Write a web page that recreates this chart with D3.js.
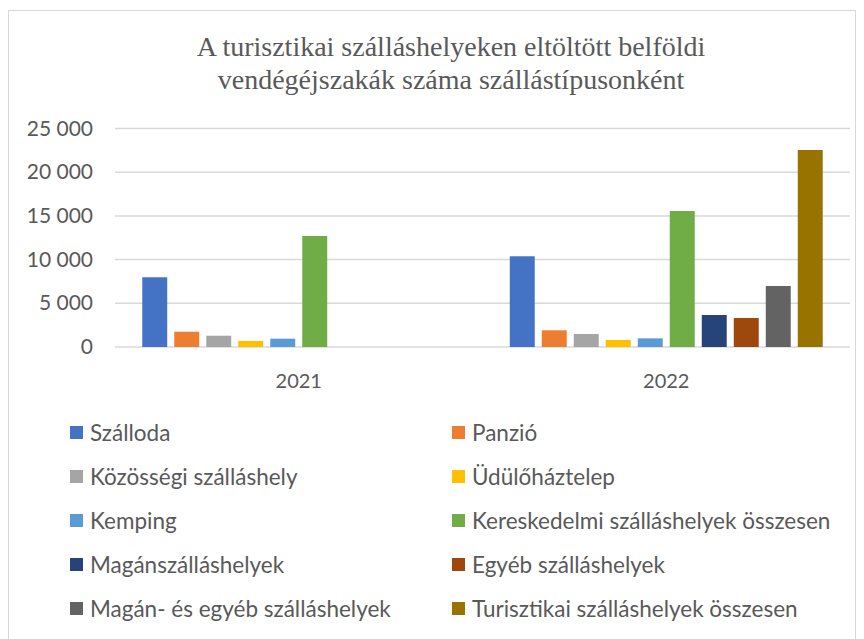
<!DOCTYPE html>
<html lang="hu">
<head>
<meta charset="utf-8" />
<title>Belföldi vendégéjszakák</title>
<script src="https://d3js.org/d3.v7.min.js"></script>
<style>
  body { margin: 0; background: #fff; }
</style>
</head>
<body>
<script>
// data (ezer vendégéjszaka)
var years = ["2021", "2022"];
var series = ["Szálloda", "Panzió", "Közösségi szálláshely", "Üdülőháztelep", "Kemping",
  "Kereskedelmi szálláshelyek összesen", "Magánszálláshelyek", "Egyéb szálláshelyek",
  "Magán- és egyéb szálláshelyek", "Turisztikai szálláshelyek összesen"];
var values2021 = [7980, 1750, 1290, 690, 950, 12700, null, null, null, null];
var values2022 = [10380, 1910, 1490, 800, 990, 15560, 3660, 3320, 6980, 22540];
var yTicks = [0, 5000, 10000, 15000, 20000, 25000];
var colors = ["#4472C4", "#ED7D31", "#A5A5A5", "#FFC000", "#5B9BD5",
  "#70AD47", "#264478", "#9E480E", "#636363", "#997300"];

var w = 864, h = 639;
var svg = d3.select("body").append("svg").attr("width", w).attr("height", h);

svg.append("rect").attr("x", 8.5).attr("y", 10.5).attr("width", 847).attr("height", 640)
  .attr("fill", "#fff").attr("stroke", "#d9d9d9").attr("stroke-width", 1);

var title = ["A turisztikai szálláshelyeken eltöltött belföldi",
  "vendégéjszakák száma szállástípusonként"];
svg.selectAll("text.title").data(title).enter().append("text")
  .attr("class", "title")
  .attr("x", 451).attr("y", function(d, i){ return 56 + i * 33; })
  .attr("text-anchor", "middle")
  .style("font-family", "'Liberation Serif', serif").style("font-size", "28px")
  .style("fill", "#595959")
  .text(function(d){ return d; });

var y = d3.scaleLinear().domain([0, 25000]).range([347, 128.5]);
var x0 = d3.scaleBand().domain(years).range([115, 850]);
var x1 = d3.scaleBand().domain(series).range([23.75, 343.75]).paddingInner(0.22).paddingOuter(0.11);
var color = d3.scaleOrdinal().domain(series).range(colors);
var fmt = function(v){ return d3.format(",")(v).replace(/,/g, " "); };

// gridlines
svg.selectAll("line.grid").data(yTicks).enter().append("line")
  .attr("x1", 115).attr("x2", 850)
  .attr("y1", function(d){ return y(d); }).attr("y2", function(d){ return y(d); })
  .attr("stroke", "#d9d9d9").attr("stroke-width", 1.5);

var font = "Lato, 'Open Sans', sans-serif";
svg.selectAll("text.ytick").data(yTicks).enter().append("text")
  .attr("x", 93).attr("y", function(d){ return y(d) + 7; })
  .attr("text-anchor", "end")
  .style("font-family", font).style("font-size", "21px").style("fill", "#595959")
  .text(fmt);

svg.selectAll("text.xtick").data(years).enter().append("text")
  .attr("x", function(d){ return x0(d) + x0.bandwidth() / 2; }).attr("y", 388)
  .attr("text-anchor", "middle")
  .style("font-family", font).style("font-size", "20px").style("fill", "#595959")
  .text(function(d){ return d; });

var rows = [];
years.forEach(function(yr, i){
  var vals = i == 0 ? values2021 : values2022;
  series.forEach(function(s, j){
    if (vals[j] != null) rows.push({year: yr, series: s, value: vals[j]});
  });
});

svg.selectAll("rect.bar").data(rows).enter().append("rect")
  .attr("x", function(d){ return x0(d.year) + x1(d.series); })
  .attr("y", function(d){ return y(d.value); })
  .attr("width", x1.bandwidth())
  .attr("height", function(d){ return y(0) - y(d.value); })
  .attr("fill", function(d){ return color(d.series); });

// legend, two columns
var leg = svg.selectAll("g.leg").data(series).enter().append("g")
  .attr("transform", function(d, i){
    return "translate(" + (i % 2 == 0 ? 70 : 452) + "," + (433 + Math.floor(i / 2) * 44) + ")";
  });
leg.append("rect").attr("x", 0).attr("y", -7).attr("width", 13).attr("height", 13)
  .attr("fill", function(d){ return color(d); });
leg.append("text").attr("x", 20).attr("y", 8)
  .style("font-family", font).style("font-size", "22.5px").style("fill", "#595959")
  .text(function(d){ return d; });
</script>
</body>
</html>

━━━━━━━━━━━━━━━━━━━━

Written instruction
Without the images, write out each line of the data verbatim.

The output
Write a web page that recreates this chart with D3.js.
<!DOCTYPE html>
<html lang="hu">
<head>
<meta charset="utf-8" />
<title>Belföldi vendégéjszakák</title>
<script src="https://d3js.org/d3.v7.min.js"></script>
<style>
  body { margin: 0; background: #fff; }
</style>
</head>
<body>
<script>
// data (ezer vendégéjszaka)
var years = ["2021", "2022"];
var series = ["Szálloda", "Panzió", "Közösségi szálláshely", "Üdülőháztelep", "Kemping",
  "Kereskedelmi szálláshelyek összesen", "Magánszálláshelyek", "Egyéb szálláshelyek",
  "Magán- és egyéb szálláshelyek", "Turisztikai szálláshelyek összesen"];
var values2021 = [7980, 1750, 1290, 690, 950, 12700, null, null, null, null];
var values2022 = [10380, 1910, 1490, 800, 990, 15560, 3660, 3320, 6980, 22540];
var yTicks = [0, 5000, 10000, 15000, 20000, 25000];
var colors = ["#4472C4", "#ED7D31", "#A5A5A5", "#FFC000", "#5B9BD5",
  "#70AD47", "#264478", "#9E480E", "#636363", "#997300"];

var w = 864, h = 639;
var svg = d3.select("body").append("svg").attr("width", w).attr("height", h);

svg.append("rect").attr("x", 8.5).attr("y", 10.5).attr("width", 847).attr("height", 640)
  .attr("fill", "#fff").attr("stroke", "#d9d9d9").attr("stroke-width", 1);

var title = ["A turisztikai szálláshelyeken eltöltött belföldi",
  "vendégéjszakák száma szállástípusonként"];
svg.selectAll("text.title").data(title).enter().append("text")
  .attr("class", "title")
  .attr("x", 451).attr("y", function(d, i){ return 56 + i * 33; })
  .attr("text-anchor", "middle")
  .style("font-family", "'Liberation Serif', serif").style("font-size", "28px")
  .style("fill", "#595959")
  .text(function(d){ return d; });

var y = d3.scaleLinear().domain([0, 25000]).range([347, 128.5]);
var x0 = d3.scaleBand().domain(years).range([115, 850]);
var x1 = d3.scaleBand().domain(series).range([23.75, 343.75]).paddingInner(0.22).paddingOuter(0.11);
var color = d3.scaleOrdinal().domain(series).range(colors);
var fmt = function(v){ return d3.format(",")(v).replace(/,/g, " "); };

// gridlines
svg.selectAll("line.grid").data(yTicks).enter().append("line")
  .attr("x1", 115).attr("x2", 850)
  .attr("y1", function(d){ return y(d); }).attr("y2", function(d){ return y(d); })
  .attr("stroke", "#d9d9d9").attr("stroke-width", 1.5);

var font = "Lato, 'Open Sans', sans-serif";
svg.selectAll("text.ytick").data(yTicks).enter().append("text")
  .attr("x", 93).attr("y", function(d){ return y(d) + 7; })
  .attr("text-anchor", "end")
  .style("font-family", font).style("font-size", "21px").style("fill", "#595959")
  .text(fmt);

svg.selectAll("text.xtick").data(years).enter().append("text")
  .attr("x", function(d){ return x0(d) + x0.bandwidth() / 2; }).attr("y", 388)
  .attr("text-anchor", "middle")
  .style("font-family", font).style("font-size", "20px").style("fill", "#595959")
  .text(function(d){ return d; });

var rows = [];
years.forEach(function(yr, i){
  var vals = i == 0 ? values2021 : values2022;
  series.forEach(function(s, j){
    if (vals[j] != null) rows.push({year: yr, series: s, value: vals[j]});
  });
});

svg.selectAll("rect.bar").data(rows).enter().append("rect")
  .attr("x", function(d){ return x0(d.year) + x1(d.series); })
  .attr("y", function(d){ return y(d.value); })
  .attr("width", x1.bandwidth())
  .attr("height", function(d){ return y(0) - y(d.value); })
  .attr("fill", function(d){ return color(d.series); });

// legend, two columns
var leg = svg.selectAll("g.leg").data(series).enter().append("g")
  .attr("transform", function(d, i){
    return "translate(" + (i % 2 == 0 ? 70 : 452) + "," + (433 + Math.floor(i / 2) * 44) + ")";
  });
leg.append("rect").attr("x", 0).attr("y", -7).attr("width", 13).attr("height", 13)
  .attr("fill", function(d){ return color(d); });
leg.append("text").attr("x", 20).attr("y", 8)
  .style("font-family", font).style("font-size", "22.5px").style("fill", "#595959")
  .text(function(d){ return d; });
</script>
</body>
</html>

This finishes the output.